Is the connection between math and art something that children should learn as they start studying math?

Absolutely, I think it’s something that kids can respond to even without knowing equations or proofs or anything. [Math artist] George Hart really believes this — he said something to the effect that kindergarteners are natural mathematicians. They’re delighted by symmetry, are naturally curious, and get excited when they look for patterns. Mathematics is in a way the quest to see and understand fundamental patterns. There’s no reason math has to be introduced only as the class where you memorize multiplication tables or the names of shapes.

What intrigued you the most as you did research for the book?

The diversity of stories and perspectives. It became clear that even though I was including these artists under the broad umbrella of “mathematical art,” their styles, stories, inspirations, and mathematical perspectives were delightfully individual.
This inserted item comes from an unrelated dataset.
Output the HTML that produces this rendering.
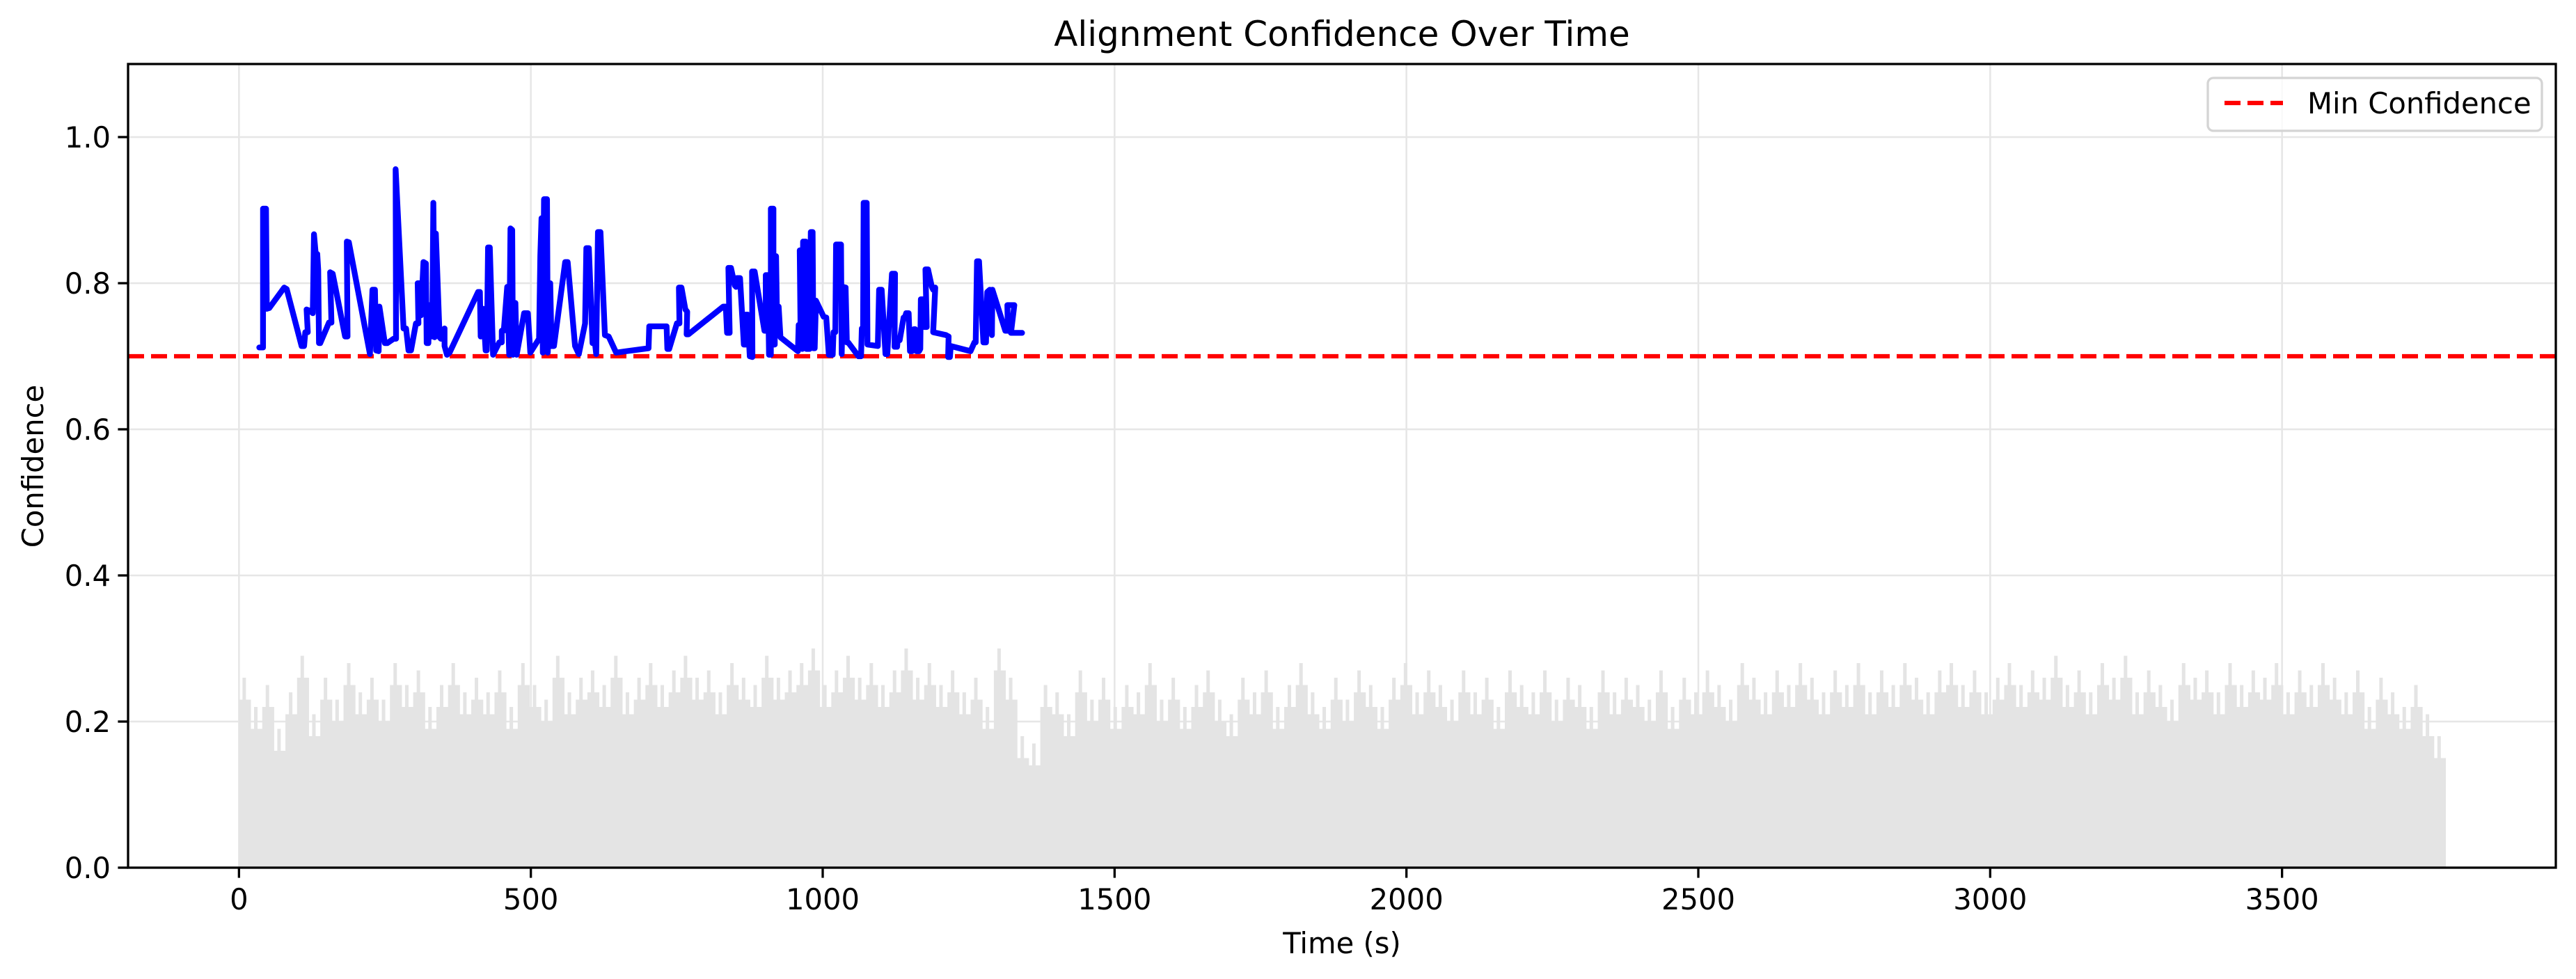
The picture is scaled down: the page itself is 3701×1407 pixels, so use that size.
<!DOCTYPE html>
<html><head><meta charset="utf-8"><style>
html,body{margin:0;padding:0;background:#fff;}
svg{display:block;font-family:"DejaVu Sans","Liberation Sans",sans-serif;}
</style></head><body>
<svg id="chart" width="3701" height="1407" viewBox="0 0 3701 1407" xmlns="http://www.w3.org/2000/svg">
<rect width="3701" height="1407" fill="#fff"/>
<g id="grid"></g>
<g id="bars"></g>
<g id="series"></g>
<g id="axes"></g>
<text x="1928" y="66" text-anchor="middle" font-size="50">Alignment Confidence Over Time</text>
<text x="1928" y="1370" text-anchor="middle" font-size="41.7">Time (s)</text>
<text transform="translate(62,670) rotate(-90)" text-anchor="middle" font-size="41.7">Confidence</text>
<g>
<rect x="3172" y="112" width="480" height="76" rx="8" fill="#fff" fill-opacity="0.8" stroke="#d4d4d4" stroke-width="3.3"/>
<line x1="3196" y1="148" x2="3280" y2="148" stroke="#ff0000" stroke-width="6.25" stroke-dasharray="23,10"/>
<text x="3315" y="163" font-size="41.7">Min Confidence</text>
</g>
</svg>
<script>
const xTicks = [0,500,1000,1500,2000,2500,3000,3500];
const yTicks = [0.0,0.2,0.4,0.6,0.8,1.0];
const yTickLabels = ["0.0","0.2","0.4","0.6","0.8","1.0"];
const minConfidence = 0.7;
const barStart = 0;
const barEnd = 3780;
const barValues = [
.26,.22,.25,.19,.24,.29,.21,.26,.23,.28,.24,.26,.23,.28,.25,.27,.22,.25,.28,.24,
.26,.24,.27,.22,.28,.25,.23,.29,.24,.26,.27,.25,.29,.24,.26,.28,.25,.27,.29,.26,
.27,.24,.28,.26,.25,.29,.26,.27,.28,.30,.25,.27,.29,.26,.28,.25,.27,.30,.26,.28,
.25,.27,.24,.26,.22,.30,.26,.18,.17,.25,.24,.21,.27,.23,.26,.22,.25,.24,.28,.23,
.26,.22,.25,.27,.23,.21,.26,.24,.27,.22,.25,.28,.24,.22,.26,.23,.27,.25,.22,.26,
.28,.24,.27,.25,.23,.27,.24,.26,.22,.27,.25,.24,.27,.23,.26,.25,.22,.27,.24,.26,
.25,.23,.27,.22,.26,.24,.27,.25,.23,.28,.26,.24,.27,.25,.28,.26,.24,.27,.25,.28,
.24,.27,.25,.28,.26,.24,.27,.28,.25,.27,.24,.26,.28,.25,.27,.26,.29,.25,.27,.24,
.28,.26,.29,.24,.27,.25,.23,.28,.26,.27,.24,.28,.25,.27,.26,.28,.24,.27,.25,.28,
.26,.24,.27,.22,.26,.24,.22,.25,.21,.18];
const lineTimes = [34.8,41.2,41.2,46.3,47.6,51.9,77.4,81.7,107.2,111.5,113.6,117.9,115.8,122.1,126.4,128.5,131.5,134.1,135.8,137.1,139.2,154.1,158.4,156.2,160.5,181.8,186.0,184.8,188.2,224.4,228.6,232.9,235.0,239.3,240.6,249.9,254.2,264.9,269.1,268.3,281.9,286.2,290.4,294.7,303.2,307.5,306.2,309.6,311.7,316.0,320.2,321.5,324.5,325.8,330.9,333.0,335.1,337.3,343.7,345.8,352.2,352.2,356.4,360.7,409.7,412.7,414.0,418.2,422.5,424.6,426.7,429.7,435.3,445.9,450.2,450.2,453.6,459.5,462.9,465.1,468.1,469.3,473.6,475.7,488.5,494.9,499.1,514.1,516.2,518.3,520.5,522.6,527.7,529.0,533.2,535.4,539.6,558.8,563.1,575.8,582.2,592.9,595.0,599.3,605.7,609.9,612.0,615.0,619.3,626.9,633.3,646.1,
664.0,701.6,702.9,732.5,733.8,736.9,750.2,754.6,753.7,758.1,764.7,767.8,766.9,770.0,829.6,834.0,836.2,840.6,838.4,842.8,849.4,851.7,853.0,858.3,864.9,868.4,868.4,871.5,875.0,879.5,879.0,883.4,900.2,902.4,902.4,905.9,908.1,911.2,911.2,915.6,915.6,917.8,917.8,920.1,921.4,924.5,927.6,957.6,958.9,962.0,960.7,964.2,965.1,966.4,970.8,972.1,977.4,979.6,982.7,984.0,986.3,988.4,1001.7,1006.1,1010.5,1017.1,1018.5,1021.6,1022.9,1031.3,1032.6,1034.8,1039.2,1041.4,1043.6,1061.3,1065.7,1067.0,1069.2,1070.1,1075.4,1076.7,1094.4,1096.6,1101.0,1107.6,1110.7,1118.6,1123.9,1123.1,1127.5,1128.4,1131.9,1138.5,1140.7,1142.9,1147.3,1149.5,1153.1,1156.2,1158.4,1160.6,1165.0,1167.2,1168.1,1171.6,1173.8,1178.2,1176.0,1180.4,1187.0,1189.2,1192.8,1189.2,1211.3,1215.7,1214.8,1217.9,1219.3,1253.2,1259.9,1262.1,1264.3,1267.8,1275.3,1279.7,1281.9,1286.3,1289.9,1290.7,1312.8,1317.2,1316.3,1328.3,1322.5,1341.5];
const lineConf = [0.712,0.712,0.902,0.902,0.765,0.766,0.794,0.792,0.714,0.714,0.733,0.733,0.764,0.762,0.759,0.867,0.840,0.840,0.818,0.718,0.718,0.746,0.746,0.815,0.813,0.727,0.727,0.857,0.856,0.703,0.791,0.791,0.708,0.707,0.768,0.718,0.718,0.724,0.724,0.956,0.738,0.738,0.708,0.708,0.745,0.745,0.800,0.800,0.756,0.829,0.827,0.718,0.718,0.770,0.727,0.910,0.726,0.868,0.726,0.724,0.738,0.714,0.702,0.705,0.788,0.788,0.727,0.765,0.708,0.708,0.849,0.849,0.702,0.719,0.719,0.735,0.735,0.795,0.702,0.875,0.873,0.702,0.773,0.702,0.759,0.759,0.705,0.724,0.838,0.889,0.705,0.915,0.915,0.705,0.800,0.714,0.714,0.829,0.829,0.714,0.703,0.745,0.848,0.848,0.718,0.718,0.703,0.870,0.870,0.729,0.727,0.705,
0.707,0.711,0.741,0.741,0.710,0.710,0.745,0.745,0.794,0.794,0.764,0.761,0.730,0.730,0.768,0.768,0.732,0.732,0.821,0.821,0.797,0.795,0.807,0.807,0.716,0.716,0.757,0.757,0.700,0.699,0.816,0.816,0.735,0.735,0.811,0.811,0.702,0.702,0.902,0.902,0.716,0.716,0.837,0.837,0.768,0.768,0.726,0.707,0.743,0.743,0.845,0.845,0.710,0.857,0.857,0.710,0.710,0.870,0.870,0.711,0.711,0.776,0.754,0.753,0.702,0.702,0.733,0.733,0.853,0.853,0.703,0.795,0.794,0.719,0.719,0.700,0.700,0.738,0.738,0.910,0.910,0.716,0.714,0.791,0.791,0.703,0.703,0.813,0.813,0.713,0.713,0.722,0.722,0.753,0.753,0.759,0.759,0.707,0.707,0.737,0.737,0.707,0.707,0.710,0.778,0.778,0.740,0.740,0.819,0.819,0.795,0.791,0.794,0.733,0.729,0.727,0.699,0.699,0.714,0.707,0.719,0.719,0.830,0.830,0.719,0.719,0.788,0.791,0.729,0.791,0.735,0.735,0.770,0.770,0.732,0.732];

const NS = "http://www.w3.org/2000/svg";
const L = 184, R = 3672, T = 92, B = 1247;
const xMin = -190, xMax = 3969, yMin = 0, yMax = 1.1;
function xs(v){ return L + (v - xMin) / (xMax - xMin) * (R - L); }
function ys(v){ return B - (v - yMin) / (yMax - yMin) * (B - T); }
function mk(tag, attrs, parent){
  const e = document.createElementNS(NS, tag);
  for (const k in attrs) e.setAttribute(k, attrs[k]);
  parent.appendChild(e);
  return e;
}
const grid = document.getElementById('grid');
const axes = document.getElementById('axes');
const bars = document.getElementById('bars');
const series = document.getElementById('series');

xTicks.forEach(v => {
  const g = mk('line', {x1: xs(v), x2: xs(v), y1: T, y2: B, stroke: '#e6e6e6', 'stroke-width': 2.5}, grid);
  
  
  const t = mk('line', {x1: xs(v), x2: xs(v), y1: B, y2: B + 14.6, stroke: '#000', 'stroke-width': 3.3}, axes);
  
  
  const lb = mk('text', {x: xs(v), y: B + 60, 'text-anchor': 'middle', 'font-size': 41.7}, axes);
  lb.textContent = String(v);
  
  
});
yTicks.forEach((v, i) => {
  const g = mk('line', {x1: L, x2: R, y1: ys(v), y2: ys(v), stroke: '#e6e6e6', 'stroke-width': 2.5}, grid);
  
  
  const t = mk('line', {x1: L - 14.6, x2: L, y1: ys(v), y2: ys(v), stroke: '#000', 'stroke-width': 3.3}, axes);
  
  
  const lb = mk('text', {x: L - 25, y: ys(v) + 15, 'text-anchor': 'end', 'font-size': 41.7}, axes);
  lb.textContent = yTickLabels[i];
  
  
});
const barStep = (barEnd - barStart) / barValues.length;
barValues.forEach((v, i) => {
  const x0 = xs(barStart + i * barStep), x1 = xs(barStart + (i + 1) * barStep);
  const w = x1 - x0;
  const base = mk('rect', {x: x0, y: ys(v - 0.03), width: w + 0.5, height: ys(0) - ys(v - 0.03), fill: '#e4e4e4'}, bars);
  
  
  const spike = mk('rect', {x: x0 + w * 0.3, y: ys(v), width: w * 0.3, height: ys(0) - ys(v), fill: '#e4e4e4'}, bars);
  
  
});
const ml = mk('line', {x1: L, x2: R, y1: ys(minConfidence), y2: ys(minConfidence), stroke: '#ff0000', 'stroke-width': 6.25, 'stroke-dasharray': '23,10'}, series);


const pts = lineTimes.map((t, i) => xs(t).toFixed(1) + ',' + ys(lineConf[i]).toFixed(1)).join(' ');
const pl = mk('polyline', {points: pts, fill: 'none', stroke: '#0000ff', 'stroke-width': 8.3, 'stroke-linejoin': 'round', 'stroke-linecap': 'round'}, series);


const fr = mk('rect', {x: L, y: T, width: R - L, height: B - T, fill: 'none', stroke: '#000', 'stroke-width': 3.3}, axes);


</script>
</body></html>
What drove your selection of artists for the book?

I started with a master list of people I already knew about, then solicited suggestions from artists and mathematicians. Then I whittled the list down to include as many mathematical subfields as I could, and to include works that I had some emotional response to. I didn't include pieces that were only visualizing some math idea; I wanted to include pieces with an added aesthetic consideration, where the artist seemed to have something to say — maybe not in words, maybe in geometry — about the math. I'm not an art critic. I only wanted to write about pieces to which I had an emotional response.

In your book, you refer to Dürer, da Vinci and the Greeks, pointing out that they used mathematics to explore ideas about anatomical beauty. You also of course mention Escher. Could you tell me how the post-Escher math art you chose to write about is new and different?

The works I chose are different because they’re driven explicitly by ideas in math. Escher gave visual form to these paradoxical ideas about impossible worlds made possible. He wasn't driven by the ideas of math — he later discovered the way in which his works were mathematical in spirit. But he wasn’t a mathematician. Many of the artists in my book talk about their connection with Escher’s art, but what they’re doing, for the most part, is more intentionally focused on representing these heady ideas.

Were you always so taken with the beauty of certain mathematical concepts?

Yes, definitely. I mentioned Euclid’s proof of the infinitude of the primes as one example. It’s just so clean, and so intuitive. I also love the fact that even though the Pythagorean Theorem was proved thousands of years ago, mathematicians continued to come up with new proofs. Hundreds of proofs. I also see a kind of elegance, challenge, and beauty in unproved statements, like the Goldbach Conjecture, which says that every even integer larger than two is the sum of two prime numbers. It’s so easy to state, but it shows the limitation of what we know. There’s beauty in not knowing — a kind of temptation and itch that needs to be scratched, too, but also a kind of beauty.

What were the most surprising or unexpected examples of math-driven art that you came across?

The weaving patterns introduced by Ada Dietz caught me completely off-guard. She’s one of the only artists in the book who’s not still alive today, but her work just seemed too fascinating not to include. She expanded algebraic expressions, and then used those expanded expressions to determine settings on her loom. The patterns are unlike any other woven things I’ve seen. Her work is a great example of how handwork can be so closely and intimately tied to interesting ideas in math.

You have said that art inspired by math is a growing field. Why now?

Galleries across the country are hosting more math art exhibitions every year; and math artists are publishing monographs and books of their work. In addition, I’ve seen growing interest in combining math with poetry, and with dance, and other arts. I’m not sure why now, but I’m glad it's happening. Maybe it’s because all these artists are finding each other, and establishing community, and offering support to younger, emerging artists as well. Maybe they have time to indulge these ideas. Or maybe the time is ripe for these ideas to finally come together.